Mark Twain: The World’s First Blogger

Mark Twain: The World’s First Blogger

Well, obviously he wasn’t. But had writer Samuel Clemens been born 175 years later, he would have ruled the blogosphere. His content was truly evergreen. His engaging, conversational writing style is also probably the most effective voice for creating a readable, sharable blog.

Perhaps you envision a more professional style, for information that is either more technical or educational. Depending upon your audience, shifting into a slightly more informal style can result in more likes and shares—because they’ll read it.

Here’s one example of the perfect headline, Mark Twain style:

“The secret to getting ahead is getting started.” 

Any of the world’s top influencers could have written that statement, with millions of likes and shares. After all, it is true.

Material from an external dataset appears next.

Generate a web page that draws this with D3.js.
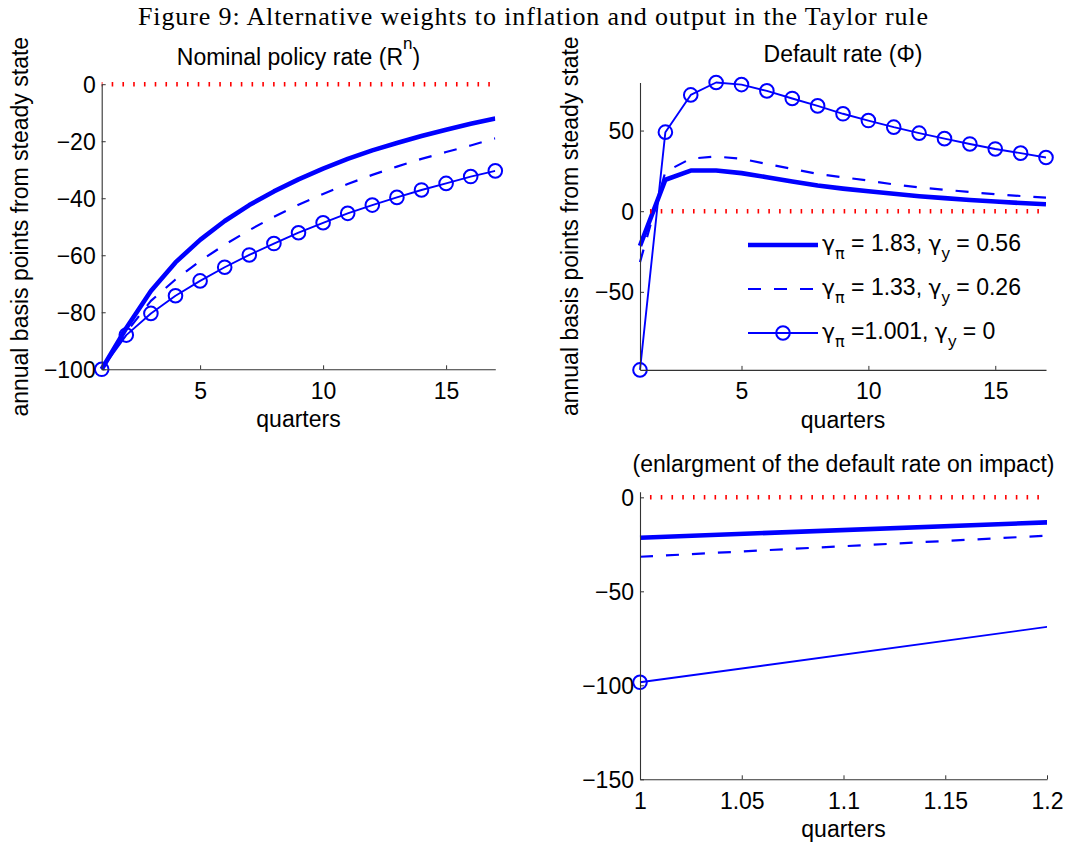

I can relate to this one, deeply:

“We write frankly and fearlessly but then we “modify” before we print.” 

Every writer needs an editor. It’s just a fact of life. That’s why every piece we create has been scrutinized and then modified by our editor.

In pondering Mark Twain’s enduring success, I decided to list out what I believe are the actual factors involved in writing evergreen content:

  1. Be yourself. That’s the only you will ever come across as original.
  2. Write a lot. It probably takes in the range of thousands of pages before you hit your stride.
  3. Talk to the reader directly. If you want to engage, you have to know who you are talking to, and what landed them on your page, and what they are trying to find out. Answer up.
  4. Don’t rehash. There are always fresh ideas, and they come from your own personal experience, viewpoint, and imagination.

Rather than expounding endlessly on the complex subject of googlebots, indexing, ranking strategies, and how to correctly optimize (which we do, by the way), I wanted to mention that a direct, clean style (à la Mark Twain) is more likely to engage, and then conquer.